Base Roll - An installation scalability fix. When multiple compute nodes are simultaneously reinstalled, there is a chance that some of the compute nodes will not complete their install. If you plug a monitor into a compute node in this state (or if you connect to the compute node's virtual console with rocks-console), you'll see a message indicating that the compute node can not download a specific package.
The fix is to aggressively retry when there is a package download failure.
SGE Roll - A fix for the 'Job Queue' web page. The output of 'qstat -f' changed between SGE 6.0 and 6.1u4 that caused no queued jobs to be reported on the 'Job Queue' ganglia web page.
The fix is to change the way the ganglia metric gets job queue info from SGE (the old method was 'qstat -f -xml' and the new method is 'qstat -f -u \* -xml'.

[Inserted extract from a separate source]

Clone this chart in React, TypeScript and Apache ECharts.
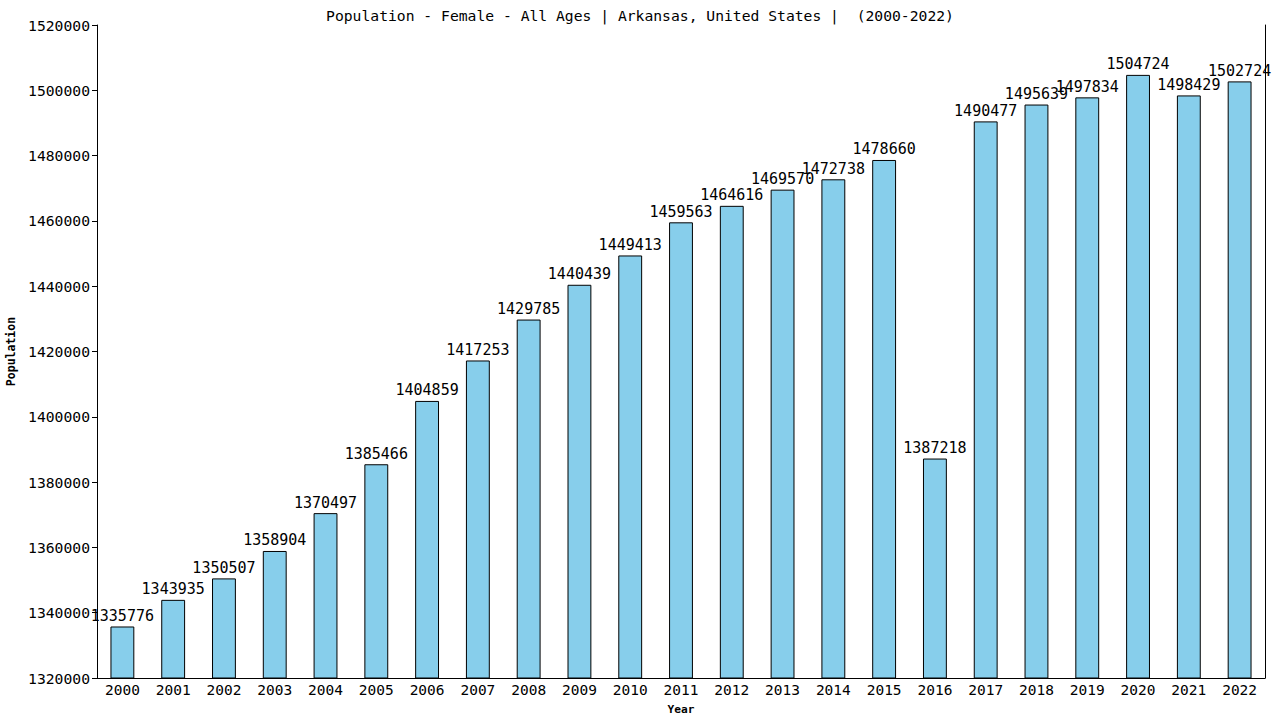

Base Roll - A 411 scalability fix. In larger clusters, 'rocks sync users' was not pushing all the user-related files (e.g., /etc/passwd, /etc/shadow, etc.) out to all the nodes. This was due to the fact that the 411 listener on each compute node, was rebroadcasting the 411 alert that it received from the frontend. On a vanilla Rocks cluster, there are 9 files that are pushed from the frontend to the cluster nodes when one executes 'rocks sync users'. On a 100-node cluster without this fix that means that each compute node would receive 900 411 alert messages!
This fix removes the rebroadcasting of the 411 alert messages, so now each compute node only receives 9 alerts, regardless of the cluster size.